How to get character position in a text file encode in UTF-8 in C?

94 views Asked by At

The C Standard specifies that ftell() returns the position of a character from the beginning of the file when it's opened in binary mode.

... obtains the current value of the file position indicator for the stream pointed to by stream. For a binary stream, the value is the number of characters from the beginning of the file. For a text stream, its file position indicator contains unspecified information, usable by the fseek function for returning the file position indicator for the stream to its position at the time of the ftell call; the difference between two such return values is not necessarily a meaningful measure of the number of characters written or read.

If the text file has a wide character, like ñ, then the position of any char after ñ would be greater than the corresponding column in the text file. Just to be specific, what I mean for position here is that the corresponding column if one read the text file as a linear sequence of symbols.

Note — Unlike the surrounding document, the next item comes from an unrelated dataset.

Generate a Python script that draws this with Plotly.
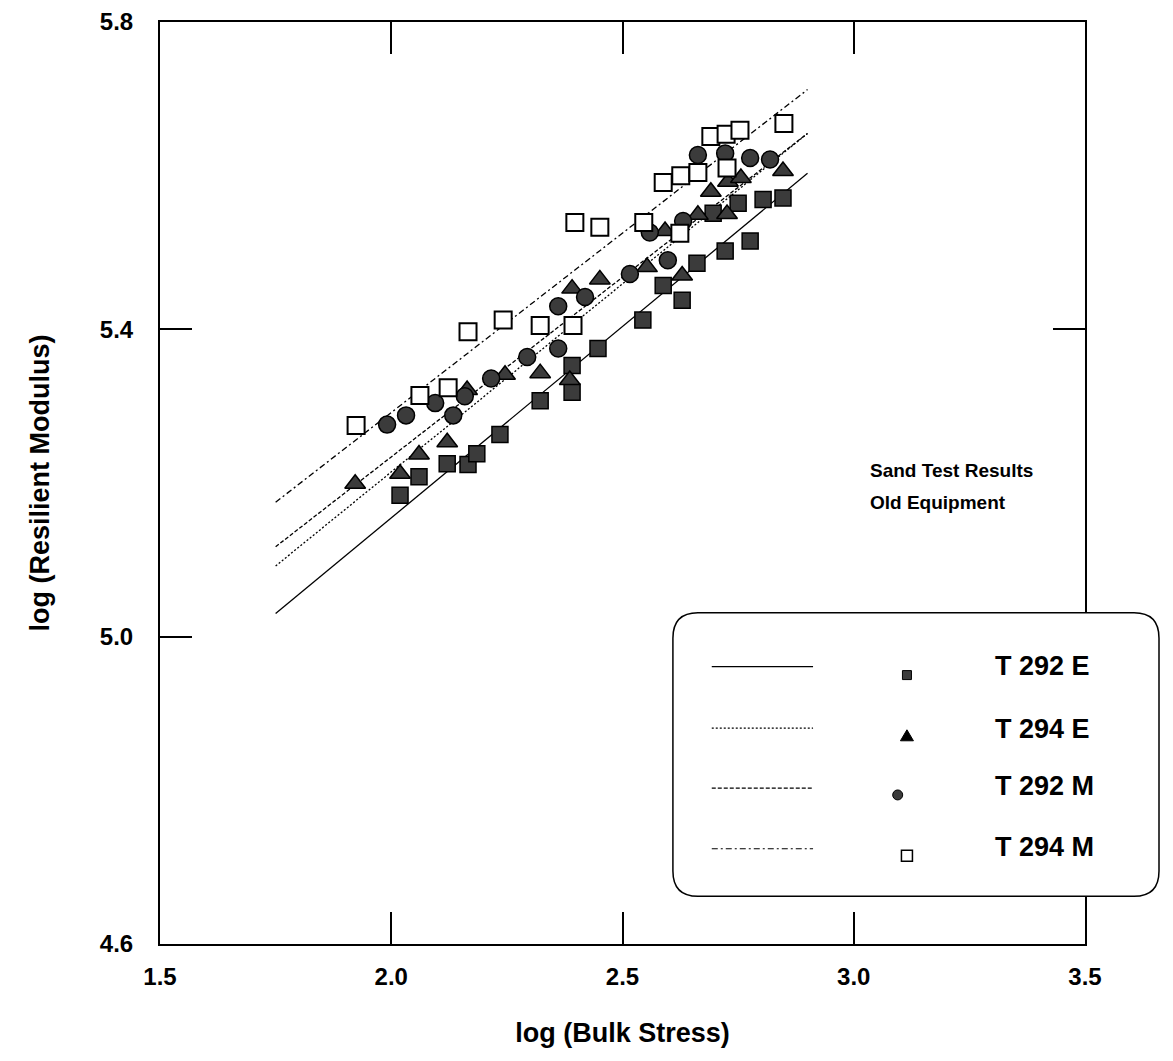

For example, the string " ñ ñññ a ñ a" has 12 char, but printing ftell() inside this loop:

void printPosition(FILE *file){
    
    int c;
    long i;
    while((c=fgetc(file)) != EOF){
        i = ftell(file);
        printf("%c %i\n", c, i);
    }
}

gives the output:

  1
├ 2
▒ 3
  4
├ 5
▒ 6
├ 7
▒ 8
├ 9
▒ 10
  11
a 12
  13
├ 14
▒ 15
  16
a 17

I tried opening in text/binary read mode and got the same result for both.

1

There are 1 answers

1
KamilCuk On

IF your platform supports UTF-8 compatible locale, you can use wide characters to read the file wide char by wide char.

#include <stdio.h>
#include <wchar.h>
#include <locale.h>
#include <errno.h>
#include <string.h>
#include <stdlib.h>
#include <assert.h>
int main() {
    {
        char *r = setlocale(LC_ALL, "C.UTF-8");
        if (!r) {
            perror("Could not setlocale to UTF-8");
            return EXIT_FAILURE;
        }
    }
    // Create a temporary file with the requested content in your question.
    {
        const char str[] = " ñ ñññ a ñ a";
        FILE *f = fopen("/tmp/temp", "w");
        assert(f);
        int r = fwrite(str, 1, strlen(str), f);
        assert(r == strlen(str));
        r = fclose(f);
        assert(r == 0);
    }
    // Read the file using wide characters.
    {
        FILE *f = fopen("/tmp/temp", "r");
        assert(f);
        unsigned counter = 1;
        wint_t c;
        while ((c = fgetwc(f)) != WEOF) {
            printf("Character %lc at char position %u ftell=%ld\n", c, counter, (long)ftell(f));
            counter++;
        }
        int r = fclose(f);
        assert(r == 0);
    }
}

Executing the program gives the output on godbolt https://godbolt.org/z/cdbrGKPss :

Character   at char position 1 ftell=1
Character ñ at char position 2 ftell=3
Character   at char position 3 ftell=4
Character ñ at char position 4 ftell=6
Character ñ at char position 5 ftell=8
Character ñ at char position 6 ftell=10
Character   at char position 7 ftell=11
Character a at char position 8 ftell=12
Character   at char position 9 ftell=13
Character ñ at char position 10 ftell=15
Character   at char position 11 ftell=16
Character a at char position 12 ftell=17

if one read the text file as a linear sequence of symbols.

I am not sure if "linear sequence of symbols" makes sense in unicode. The required reading on unicode is The Absolute Minimum Every Software Developer Absolutely, Positively Must Know About Unicode and Character Sets (No Excuses!) . You might be interested in libunistring and ICU libraries for unicode handling in C.